Crocker crisscrossed the Pacific Ocean from California to Asia and from the Arctic to Antarctica contributing much to the world of science. A new species of sea snake, found while exploring a brackish lake on Rennell Island, was named Laticauda crockeri after Templeton Crocker following his 1933 expedition to Western Polynesian and Melanesian Islands.

In 1934–1935, Crocker went on a sea borne investigatory enterprise with Harry L. Shapiro, anthropologist extraordinaire. Shapiro set out to measure mixed-race islanders, including the descendants of the mutineers on Pitcairn Island. The study came to influence U.S. racial thought, adding impetus to the condemnation of racism in science.

Crocker went on two oceanic adventures along the Pacific Coast from Baja California to Columbia with William Beebe, renowned naturalist, marine biologist and world deep sea record holder. Beebe described his two expeditions on board Zaca in his books Zaca Venture (1936 expedition) and The Book of Bays (1937–38), in which he emphasized his concern for threatened habitats and his dismay at human interference with ecosystems.

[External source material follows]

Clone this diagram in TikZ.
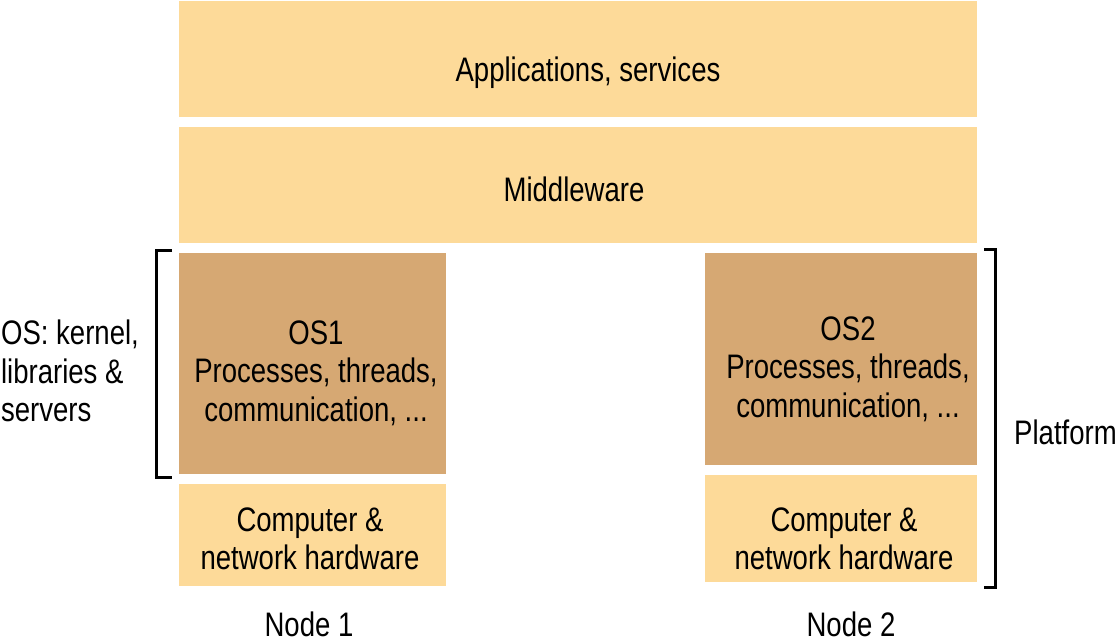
\documentclass[tikz,border=0pt]{standalone}
\usepackage{fontspec}
\setmainfont{Liberation Sans}[FakeStretch=0.81]
\definecolor{lightbox}{RGB}{253,218,153}
\definecolor{darkbox}{RGB}{214,168,115}
\begin{document}
\begin{tikzpicture}[x=1pt,y=-1pt,
  lbox/.style={fill=lightbox,draw=none,inner sep=0pt},
  dbox/.style={fill=darkbox,draw=none,inner sep=0pt},
  txt/.style={font=\fontsize{34}{38.5}\selectfont,align=center,inner sep=0pt},
  brk/.style={line width=3pt,draw=black}]
\useasboundingbox (0,0) rectangle (1119,641);
% boxes
\node[lbox,minimum width=798pt,minimum height=116pt] (apps) at (578,59) {};
\node[lbox,minimum width=798pt,minimum height=116pt] (mid) at (578,185) {};
\node[dbox,minimum width=267pt,minimum height=221pt] (os1) at (312.5,363.5) {};
\node[lbox,minimum width=267pt,minimum height=102pt] (hw1) at (312.5,535) {};
\node[dbox,minimum width=272pt,minimum height=212pt] (os2) at (841,359) {};
\node[lbox,minimum width=272pt,minimum height=107pt] (hw2) at (841,528.5) {};
% texts
\node[txt] (tapps) at (588,73) {Applications, services};
\node[txt] (tmid) at (574,189) {Middleware};
\node[txt] (tos1) at (316,373) {OS1\\Processes, threads,\\communication, ...};
\node[txt] (tos2) at (848,369) {OS2\\Processes, threads,\\communication, ...};
\node[txt] (thw1) at (310,539) {Computer \&\\network hardware};
\node[txt] (thw2) at (844,539) {Computer \&\\network hardware};
\node[txt,anchor=base] (n1) at (309,636) {Node 1};
\node[txt,anchor=base] (n2) at (851,636) {Node 2};
\node[txt,align=left] (oslab) at (70,371) {OS: kernel,\\libraries \&\\servers};
\node[txt,anchor=base west] (plat) at (1014,444) {Platform};
% brackets
\coordinate (lbt) at (172,250);
\coordinate (lbb) at (172,477);
\coordinate (rbt) at (984,249);
\coordinate (rbb) at (984,587);
\draw[brk] (lbt) -- ++(-16,0) |- (lbb);
\draw[brk] (rbt) -- ++(11,0) |- (rbb);
\end{tikzpicture}
\end{document}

Scholars accompanying Templeton determined that the Commodore was troubled with an eccentric and compulsive personality. He was indeed a complex character. Templeton grew up pampered, in an exceedingly wealthy family. He had a scenic town in California's wine county named after him at aged two. Templeton, however, suffered the loss of both parents by aged ten and thereafter struggled to feel worthy of his great fortune. The victim of intense mood swings and prone to alcoholic binges, Crocker could be both a generous and entertaining host and a demanding Captain Bligh. “It is curious,” Shapiro observed, “that so introspective a man with ultra-sensitive feelings should be so callous about inflicting torture on others.”

William Beebe, in spite of some tensions, dedicated one book to Crocker: “Not only must Mr. Crocker be given full credit for the inception and carrying out of the expedition and for the constant care that he took to see that every wish of ours was provided for, but especial thanks are due to him for his active part in capturing, sorting, labeling and preserving specimens, thousands of which passed through his hands.”

====World War II and Errol Flynn====
Crocker sold Zaca to the United States Navy on June 12, 1942, after World War II broke out; she was again converted, this time for military use. The refit took a week and added anti-aircraft machine guns; by June 19, she was stationed off the California coast to patrol for enemy ships and rescue downed pilots. Zaca was decommissioned on October 6, 1944, stored at Treasure Island, and stricken on November 13, 1944.

After the war, the dismasted schooner was sold to Joseph Rosenburg in June 1945 for $13,350, who sold her on to motion picture actor Errol Flynn in 1946 for . Flynn allegedly sailed her with “full cargos of passionate women.” Zaca became the true love of his life. She is featured prominently in the 1947 Orson Welles film The Lady from Shanghai. A documentary short film, Cruise of the Zaca, which features Errol Flynn aboard his vessel, was made in 1952. Press reports referred to the storied vessel as “the sexiest yacht in the world.”

Flynn died in 1959 while arranging for the sale of Zaca in Vancouver, British Columbia to cover debts; she was abandoned in Mallorca and slowly deteriorated into a rotting hulk, passing between several disinterested owners, including Flynn's widow Patrice Wymore and Freddie Tinsley, who sailed the decrepit Zaca to Cannes in 1965. She eventually sank in 1988 while berthed in Beaulieu-sur-Mer. In 1991, she was acquired by Roberto Memmo and refloated; her structural restoration was completed in 1992 at Saint-Mandrier-sur-Mer and her interior restoration was completed in 1994 at Port Fontvieille in Monaco. Currently, she sails occasionally from her home port in Monaco.

== Taxon named in his honor ==
- The mote sculpin, Normanichthys crockeri H. W. Clark, 1937, also known as the barehead scorpionfish, is a ray-finned fish, the only member of the monotypic genus Normanichthys, family Normanichthyidae and suborder Normanichthyiodei.